Aim | Take the lines from the head of the listing through the one bearing "const yTicks = [0, 0.05, 0.1, 0.15, 0.2, 0.25, 0.3]" and copy them exactly, leaving every picture out.

Data provided |
--------
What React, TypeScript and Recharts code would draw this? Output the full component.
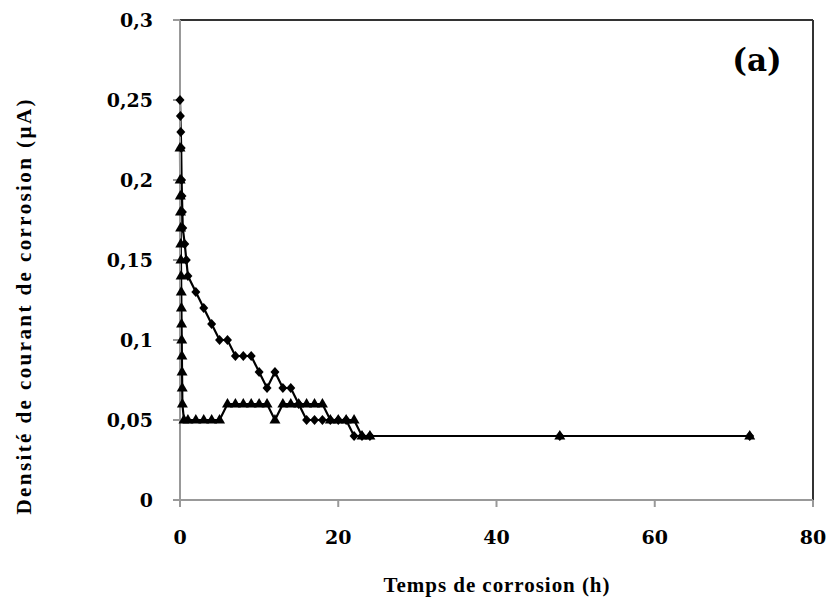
import * as React from 'react'
import { LineChart, Line, XAxis, YAxis, ReferenceLine, Label } from 'recharts'

// hours
const diamondTimes = [0, 0.05, 0.1, 0.15, 0.2, 0.25, 0.3, 0.35, 0.6, 0.8, 1, 2, 3, 4, 5, 6, 7, 8, 9, 10, 11, 12, 13, 14, 15, 16, 17, 18, 19, 20, 21, 22, 23, 24, 48, 72]
const diamondValues = [0.25, 0.24, 0.23, 0.22, 0.2, 0.19, 0.18, 0.17, 0.16, 0.15, 0.14, 0.13, 0.12, 0.11, 0.1, 0.1, 0.09, 0.09, 0.09, 0.08, 0.07, 0.08, 0.07, 0.07, 0.06, 0.05, 0.05, 0.05, 0.05, 0.05, 0.05, 0.04, 0.04, 0.04, 0.04, 0.04]

const triangleTimes = [0, 0.02, 0.04, 0.06, 0.08, 0.1, 0.12, 0.14, 0.16, 0.18, 0.2, 0.22, 0.24, 0.26, 0.28, 0.3, 0.5, 1, 2, 3, 4, 5, 6, 7, 8, 9, 10, 11, 12, 13, 14, 15, 16, 17, 18, 19, 20, 21, 22, 23, 24, 48, 72]
const triangleValues = [0.22, 0.2, 0.19, 0.18, 0.17, 0.16, 0.15, 0.14, 0.13, 0.12, 0.11, 0.1, 0.09, 0.08, 0.07, 0.06, 0.05, 0.05, 0.05, 0.05, 0.05, 0.05, 0.06, 0.06, 0.06, 0.06, 0.06, 0.06, 0.05, 0.06, 0.06, 0.06, 0.06, 0.06, 0.06, 0.05, 0.05, 0.05, 0.05, 0.04, 0.04, 0.04, 0.04]

const xTicks = [0, 20, 40, 60, 80]
const yTicks = [0, 0.05, 0.1, 0.15, 0.2, 0.25, 0.3]

const xTitle = 'Temps de corrosion (h)'
const yTitle = 'Densité de courant de corrosion (µA)'
const panelTag = '(a)'

const diamondData = diamondTimes.map((t, i) => ({ t, v: diamondValues[i] }))
const triangleData = triangleTimes.map((t, i) => ({ t, v: triangleValues[i] }))

const tickFont = { fontFamily: 'DejaVu Serif', fontWeight: 700, fontSize: 19, fill: '#000' }
const axisGray = '#999'

function Diamond(props: any) {
  const { cx, cy } = props
  if (cx == null || cy == null) return null
  return <path d={`M${cx},${cy - 5}L${cx + 4.5},${cy}L${cx},${cy + 5}L${cx - 4.5},${cy}Z`} fill='#000' />
}

function Triangle(props: any) {
  const { cx, cy } = props
  if (cx == null || cy == null) return null
  return <path d={`M${cx},${cy - 6}L${cx + 5.5},${cy + 3.5}L${cx - 5.5},${cy + 3.5}Z`} fill='#000' />
}

const fmt = (v: number) => String(v).replace('.', ',')

export default function App() {
  return (
    <div style={{ position: 'absolute', left: 0, top: 0, background: '#fff' }}>
      <LineChart width={830} height={608} margin={{ top: 20, right: 17, bottom: 0, left: 0 }}>
        <XAxis
          type='number'
          dataKey='t'
          domain={[0, 80]}
          ticks={xTicks}
          height={108}
          tickSize={7}
          tickMargin={24}
          stroke={axisGray}
          axisLine={{ stroke: axisGray, strokeWidth: 2 }}
          tickLine={{ stroke: axisGray, strokeWidth: 2 }}
          tick={tickFont}
          allowDuplicatedCategory={false}
        >
          <Label
            content={({ viewBox }: any) => (
              <text
                x={viewBox.x + viewBox.width / 2}
                y={viewBox.y + 92}
                textAnchor='middle'
                textLength={226}
                lengthAdjust='spacing'
                style={{ fontFamily: 'Liberation Serif', fontWeight: 700, fontSize: 21, fill: '#000' }}
              >
                {xTitle}
              </text>
            )}
          />
        </XAxis>
        <YAxis
          type='number'
          dataKey='v'
          domain={[0, 0.3]}
          ticks={yTicks}
          width={180}
          tickSize={7}
          tickMargin={20}
          tickFormatter={fmt}
          axisLine={{ stroke: axisGray, strokeWidth: 2 }}
          tickLine={{ stroke: axisGray, strokeWidth: 2 }}
          tick={tickFont}
        >
          <Label
            content={({ viewBox }: any) => {
              const cx = 24
              const cy = viewBox.y + viewBox.height / 2 + 47
              return (
                <text
                  x={cx}
                  y={cy}
                  transform={`rotate(-90, ${cx}, ${cy})`}
                  textAnchor='middle'
                  dominantBaseline='central'
                  textLength={415}
                  lengthAdjust='spacing'
                  style={{ fontFamily: 'Liberation Serif', fontWeight: 700, fontSize: 21, fill: '#000' }}
                >
                  {yTitle}
                </text>
              )
            }}
          />
        </YAxis>
        <ReferenceLine y={0.3} stroke='#333' strokeWidth={2} />
        <ReferenceLine x={80} stroke='#333' strokeWidth={2}>
          <Label
            content={({ viewBox }: any) => (
              <text
                x={viewBox.x - 56}
                y={viewBox.y + 40}
                textAnchor='middle'
                dominantBaseline='central'
                style={{ fontFamily: 'DejaVu Serif', fontWeight: 700, fontSize: 31, fill: '#000' }}
              >
                {panelTag}
              </text>
            )}
          />
        </ReferenceLine>
        <Line
          data={diamondData}
          dataKey='v'
          type='linear'
          stroke='#000'
          strokeWidth={2.2}
          dot={<Diamond />}
          isAnimationActive={false}
        />
        <Line
          data={triangleData}
          dataKey='v'
          type='linear'
          stroke='#000'
          strokeWidth={2.2}
          dot={<Triangle />}
          isAnimationActive={false}
        />
      </LineChart>
    </div>
  )
}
--------
The completed task |
What React, TypeScript and Recharts code would draw this? Output the full component.
import * as React from 'react'
import { LineChart, Line, XAxis, YAxis, ReferenceLine, Label } from 'recharts'

// hours
const diamondTimes = [0, 0.05, 0.1, 0.15, 0.2, 0.25, 0.3, 0.35, 0.6, 0.8, 1, 2, 3, 4, 5, 6, 7, 8, 9, 10, 11, 12, 13, 14, 15, 16, 17, 18, 19, 20, 21, 22, 23, 24, 48, 72]
const diamondValues = [0.25, 0.24, 0.23, 0.22, 0.2, 0.19, 0.18, 0.17, 0.16, 0.15, 0.14, 0.13, 0.12, 0.11, 0.1, 0.1, 0.09, 0.09, 0.09, 0.08, 0.07, 0.08, 0.07, 0.07, 0.06, 0.05, 0.05, 0.05, 0.05, 0.05, 0.05, 0.04, 0.04, 0.04, 0.04, 0.04]

const triangleTimes = [0, 0.02, 0.04, 0.06, 0.08, 0.1, 0.12, 0.14, 0.16, 0.18, 0.2, 0.22, 0.24, 0.26, 0.28, 0.3, 0.5, 1, 2, 3, 4, 5, 6, 7, 8, 9, 10, 11, 12, 13, 14, 15, 16, 17, 18, 19, 20, 21, 22, 23, 24, 48, 72]
const triangleValues = [0.22, 0.2, 0.19, 0.18, 0.17, 0.16, 0.15, 0.14, 0.13, 0.12, 0.11, 0.1, 0.09, 0.08, 0.07, 0.06, 0.05, 0.05, 0.05, 0.05, 0.05, 0.05, 0.06, 0.06, 0.06, 0.06, 0.06, 0.06, 0.05, 0.06, 0.06, 0.06, 0.06, 0.06, 0.06, 0.05, 0.05, 0.05, 0.05, 0.04, 0.04, 0.04, 0.04]

const xTicks = [0, 20, 40, 60, 80]
const yTicks = [0, 0.05, 0.1, 0.15, 0.2, 0.25, 0.3]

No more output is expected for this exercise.